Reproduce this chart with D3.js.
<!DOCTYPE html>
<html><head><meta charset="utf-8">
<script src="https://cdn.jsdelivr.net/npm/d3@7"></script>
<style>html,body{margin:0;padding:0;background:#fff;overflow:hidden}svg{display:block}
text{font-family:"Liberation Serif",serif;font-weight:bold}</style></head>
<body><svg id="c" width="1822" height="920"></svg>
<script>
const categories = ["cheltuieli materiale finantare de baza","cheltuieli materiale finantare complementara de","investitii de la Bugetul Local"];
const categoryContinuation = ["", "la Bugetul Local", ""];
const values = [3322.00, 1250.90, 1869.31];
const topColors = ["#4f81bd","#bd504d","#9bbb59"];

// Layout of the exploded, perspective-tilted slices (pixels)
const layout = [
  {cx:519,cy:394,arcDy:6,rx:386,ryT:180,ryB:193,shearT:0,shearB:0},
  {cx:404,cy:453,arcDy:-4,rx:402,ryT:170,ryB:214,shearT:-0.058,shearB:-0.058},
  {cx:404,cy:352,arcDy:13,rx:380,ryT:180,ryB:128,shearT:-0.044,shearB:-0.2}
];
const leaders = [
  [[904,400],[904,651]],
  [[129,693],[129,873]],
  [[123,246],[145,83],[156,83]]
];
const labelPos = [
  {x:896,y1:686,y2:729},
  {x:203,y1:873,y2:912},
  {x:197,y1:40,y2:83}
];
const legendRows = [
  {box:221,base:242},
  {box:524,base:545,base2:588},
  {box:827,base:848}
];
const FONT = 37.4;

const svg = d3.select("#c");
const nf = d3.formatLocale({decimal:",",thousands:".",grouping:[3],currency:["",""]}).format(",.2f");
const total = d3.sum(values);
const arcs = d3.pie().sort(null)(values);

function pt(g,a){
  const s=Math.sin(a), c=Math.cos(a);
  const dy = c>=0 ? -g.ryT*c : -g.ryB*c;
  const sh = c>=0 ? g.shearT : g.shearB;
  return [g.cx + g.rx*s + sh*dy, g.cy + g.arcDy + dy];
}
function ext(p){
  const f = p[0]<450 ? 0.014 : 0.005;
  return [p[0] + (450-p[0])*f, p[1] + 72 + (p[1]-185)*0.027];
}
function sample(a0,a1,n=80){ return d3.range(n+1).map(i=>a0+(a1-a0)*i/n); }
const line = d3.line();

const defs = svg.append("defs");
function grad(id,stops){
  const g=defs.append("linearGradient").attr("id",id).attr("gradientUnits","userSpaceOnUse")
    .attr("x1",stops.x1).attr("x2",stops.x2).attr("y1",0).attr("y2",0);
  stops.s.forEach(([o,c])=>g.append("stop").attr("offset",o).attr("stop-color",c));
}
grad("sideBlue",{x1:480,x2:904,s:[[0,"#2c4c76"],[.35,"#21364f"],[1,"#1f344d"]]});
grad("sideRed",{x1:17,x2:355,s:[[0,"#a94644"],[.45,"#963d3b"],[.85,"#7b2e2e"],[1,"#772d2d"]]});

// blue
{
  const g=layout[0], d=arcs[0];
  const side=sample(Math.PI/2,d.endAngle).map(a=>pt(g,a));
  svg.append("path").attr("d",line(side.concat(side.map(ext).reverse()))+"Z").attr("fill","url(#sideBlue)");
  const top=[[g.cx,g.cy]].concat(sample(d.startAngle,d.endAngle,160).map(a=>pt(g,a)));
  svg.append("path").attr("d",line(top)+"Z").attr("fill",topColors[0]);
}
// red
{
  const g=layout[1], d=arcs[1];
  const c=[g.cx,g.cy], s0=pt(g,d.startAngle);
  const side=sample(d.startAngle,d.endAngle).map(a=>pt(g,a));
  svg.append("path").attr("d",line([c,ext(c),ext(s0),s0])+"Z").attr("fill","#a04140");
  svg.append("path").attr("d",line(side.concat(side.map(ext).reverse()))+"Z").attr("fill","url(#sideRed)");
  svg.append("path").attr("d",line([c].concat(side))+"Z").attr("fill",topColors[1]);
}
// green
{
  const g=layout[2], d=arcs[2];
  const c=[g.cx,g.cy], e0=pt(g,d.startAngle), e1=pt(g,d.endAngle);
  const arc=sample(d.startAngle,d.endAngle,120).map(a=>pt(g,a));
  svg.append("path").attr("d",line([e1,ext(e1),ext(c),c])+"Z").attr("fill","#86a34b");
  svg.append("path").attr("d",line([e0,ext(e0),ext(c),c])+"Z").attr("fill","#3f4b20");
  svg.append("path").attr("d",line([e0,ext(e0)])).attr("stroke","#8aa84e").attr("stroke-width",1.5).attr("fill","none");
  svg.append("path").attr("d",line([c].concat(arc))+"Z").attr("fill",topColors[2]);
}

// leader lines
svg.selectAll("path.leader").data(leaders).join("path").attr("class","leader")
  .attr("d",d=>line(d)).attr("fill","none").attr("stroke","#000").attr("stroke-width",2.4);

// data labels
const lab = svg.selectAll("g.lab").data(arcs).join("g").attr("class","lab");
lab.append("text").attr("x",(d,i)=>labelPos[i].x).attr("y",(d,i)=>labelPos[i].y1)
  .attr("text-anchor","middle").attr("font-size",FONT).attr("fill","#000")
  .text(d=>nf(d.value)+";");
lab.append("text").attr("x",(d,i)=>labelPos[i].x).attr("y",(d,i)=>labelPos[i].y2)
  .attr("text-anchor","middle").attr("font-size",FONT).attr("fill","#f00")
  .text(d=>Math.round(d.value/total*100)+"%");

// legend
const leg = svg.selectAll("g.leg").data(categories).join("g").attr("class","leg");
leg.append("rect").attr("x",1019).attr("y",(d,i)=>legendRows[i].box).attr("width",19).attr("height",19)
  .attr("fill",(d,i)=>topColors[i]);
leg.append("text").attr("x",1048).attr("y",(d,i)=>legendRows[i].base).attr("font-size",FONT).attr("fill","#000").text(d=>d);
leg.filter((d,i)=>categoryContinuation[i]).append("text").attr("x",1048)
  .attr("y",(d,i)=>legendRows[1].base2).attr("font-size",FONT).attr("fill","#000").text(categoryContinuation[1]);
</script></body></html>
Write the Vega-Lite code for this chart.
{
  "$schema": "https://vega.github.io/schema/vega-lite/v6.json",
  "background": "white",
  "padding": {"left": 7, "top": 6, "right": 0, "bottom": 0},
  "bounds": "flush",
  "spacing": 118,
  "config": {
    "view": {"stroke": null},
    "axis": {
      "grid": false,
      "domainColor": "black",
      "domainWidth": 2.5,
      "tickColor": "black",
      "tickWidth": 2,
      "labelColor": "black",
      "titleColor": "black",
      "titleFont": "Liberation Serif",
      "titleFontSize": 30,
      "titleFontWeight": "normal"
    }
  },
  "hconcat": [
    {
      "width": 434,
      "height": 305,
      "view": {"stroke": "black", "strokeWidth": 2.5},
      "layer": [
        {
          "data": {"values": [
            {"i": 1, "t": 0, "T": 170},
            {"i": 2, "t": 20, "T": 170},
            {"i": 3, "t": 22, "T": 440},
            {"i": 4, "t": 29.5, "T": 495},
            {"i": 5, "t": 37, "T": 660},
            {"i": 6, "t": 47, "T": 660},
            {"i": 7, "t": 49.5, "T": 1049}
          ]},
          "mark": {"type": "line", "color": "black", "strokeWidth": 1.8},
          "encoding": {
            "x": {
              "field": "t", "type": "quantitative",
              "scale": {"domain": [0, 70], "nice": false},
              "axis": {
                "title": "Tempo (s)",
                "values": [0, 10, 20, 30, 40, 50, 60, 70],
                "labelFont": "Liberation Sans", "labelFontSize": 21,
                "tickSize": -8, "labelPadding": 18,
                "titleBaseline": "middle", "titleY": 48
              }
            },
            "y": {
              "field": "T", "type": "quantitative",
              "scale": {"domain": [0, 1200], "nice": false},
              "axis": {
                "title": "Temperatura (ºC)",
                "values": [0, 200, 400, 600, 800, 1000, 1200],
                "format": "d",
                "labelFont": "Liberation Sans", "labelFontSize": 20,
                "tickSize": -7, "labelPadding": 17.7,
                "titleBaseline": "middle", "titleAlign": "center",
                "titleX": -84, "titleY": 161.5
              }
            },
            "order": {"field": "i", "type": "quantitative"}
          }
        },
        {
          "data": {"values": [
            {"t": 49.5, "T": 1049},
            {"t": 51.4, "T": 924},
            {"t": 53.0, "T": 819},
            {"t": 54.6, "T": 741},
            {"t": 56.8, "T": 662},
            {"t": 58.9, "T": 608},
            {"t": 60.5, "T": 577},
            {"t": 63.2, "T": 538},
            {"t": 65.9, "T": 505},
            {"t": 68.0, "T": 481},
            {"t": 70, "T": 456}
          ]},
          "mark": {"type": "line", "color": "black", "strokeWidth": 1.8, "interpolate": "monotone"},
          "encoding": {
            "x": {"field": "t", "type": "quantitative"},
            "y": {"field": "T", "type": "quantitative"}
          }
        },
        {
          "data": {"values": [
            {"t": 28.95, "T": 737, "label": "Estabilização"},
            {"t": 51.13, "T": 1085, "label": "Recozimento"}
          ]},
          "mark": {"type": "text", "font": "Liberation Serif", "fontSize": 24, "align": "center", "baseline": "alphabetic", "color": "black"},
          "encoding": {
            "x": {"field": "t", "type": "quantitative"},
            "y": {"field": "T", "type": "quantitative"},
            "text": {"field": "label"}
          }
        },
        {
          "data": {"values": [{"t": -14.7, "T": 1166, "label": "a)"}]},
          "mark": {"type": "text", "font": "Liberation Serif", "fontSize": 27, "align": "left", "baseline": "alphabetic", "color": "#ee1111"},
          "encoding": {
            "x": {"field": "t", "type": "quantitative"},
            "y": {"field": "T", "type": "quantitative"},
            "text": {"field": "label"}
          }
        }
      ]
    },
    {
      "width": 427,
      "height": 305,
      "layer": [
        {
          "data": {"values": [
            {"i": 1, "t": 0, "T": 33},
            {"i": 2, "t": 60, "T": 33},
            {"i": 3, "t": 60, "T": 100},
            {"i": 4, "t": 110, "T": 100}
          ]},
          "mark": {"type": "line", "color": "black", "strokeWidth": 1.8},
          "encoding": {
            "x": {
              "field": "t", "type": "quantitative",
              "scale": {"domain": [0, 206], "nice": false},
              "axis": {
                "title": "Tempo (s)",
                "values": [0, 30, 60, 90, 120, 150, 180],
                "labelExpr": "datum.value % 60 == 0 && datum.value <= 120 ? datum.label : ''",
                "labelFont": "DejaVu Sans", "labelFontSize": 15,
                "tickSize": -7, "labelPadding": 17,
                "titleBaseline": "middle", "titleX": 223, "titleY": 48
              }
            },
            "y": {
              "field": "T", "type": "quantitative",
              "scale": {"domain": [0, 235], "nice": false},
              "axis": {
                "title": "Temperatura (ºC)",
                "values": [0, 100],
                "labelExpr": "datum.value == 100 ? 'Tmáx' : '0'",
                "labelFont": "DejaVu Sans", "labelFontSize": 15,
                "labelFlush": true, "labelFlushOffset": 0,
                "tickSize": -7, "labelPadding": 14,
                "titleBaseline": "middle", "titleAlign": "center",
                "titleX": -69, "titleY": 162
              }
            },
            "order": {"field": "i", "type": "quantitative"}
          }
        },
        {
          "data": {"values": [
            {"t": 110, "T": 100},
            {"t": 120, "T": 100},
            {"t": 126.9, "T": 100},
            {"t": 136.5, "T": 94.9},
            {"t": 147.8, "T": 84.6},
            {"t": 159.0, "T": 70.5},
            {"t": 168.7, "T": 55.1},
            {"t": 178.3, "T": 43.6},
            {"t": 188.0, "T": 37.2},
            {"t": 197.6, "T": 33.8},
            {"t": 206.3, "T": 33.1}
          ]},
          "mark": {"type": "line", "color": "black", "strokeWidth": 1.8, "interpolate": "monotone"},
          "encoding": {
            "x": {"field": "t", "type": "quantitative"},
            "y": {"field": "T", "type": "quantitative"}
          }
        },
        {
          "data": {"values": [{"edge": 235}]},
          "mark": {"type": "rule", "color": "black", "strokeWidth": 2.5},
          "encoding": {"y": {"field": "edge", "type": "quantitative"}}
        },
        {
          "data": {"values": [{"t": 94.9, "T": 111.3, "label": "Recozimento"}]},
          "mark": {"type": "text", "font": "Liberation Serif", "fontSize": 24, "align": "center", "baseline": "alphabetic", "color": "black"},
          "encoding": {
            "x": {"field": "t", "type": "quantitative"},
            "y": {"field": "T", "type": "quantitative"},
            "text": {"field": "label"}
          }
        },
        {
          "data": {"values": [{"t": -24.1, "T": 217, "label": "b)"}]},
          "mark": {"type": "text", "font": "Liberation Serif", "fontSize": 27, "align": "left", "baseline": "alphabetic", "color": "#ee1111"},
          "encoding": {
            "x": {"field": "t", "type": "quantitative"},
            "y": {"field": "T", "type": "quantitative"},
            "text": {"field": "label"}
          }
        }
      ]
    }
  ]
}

BRIEF
Using the records above, select and copy every line that has the word "this".

RESPONSE
Reproduce this chart with D3.js.
Write the Vega-Lite code for this chart.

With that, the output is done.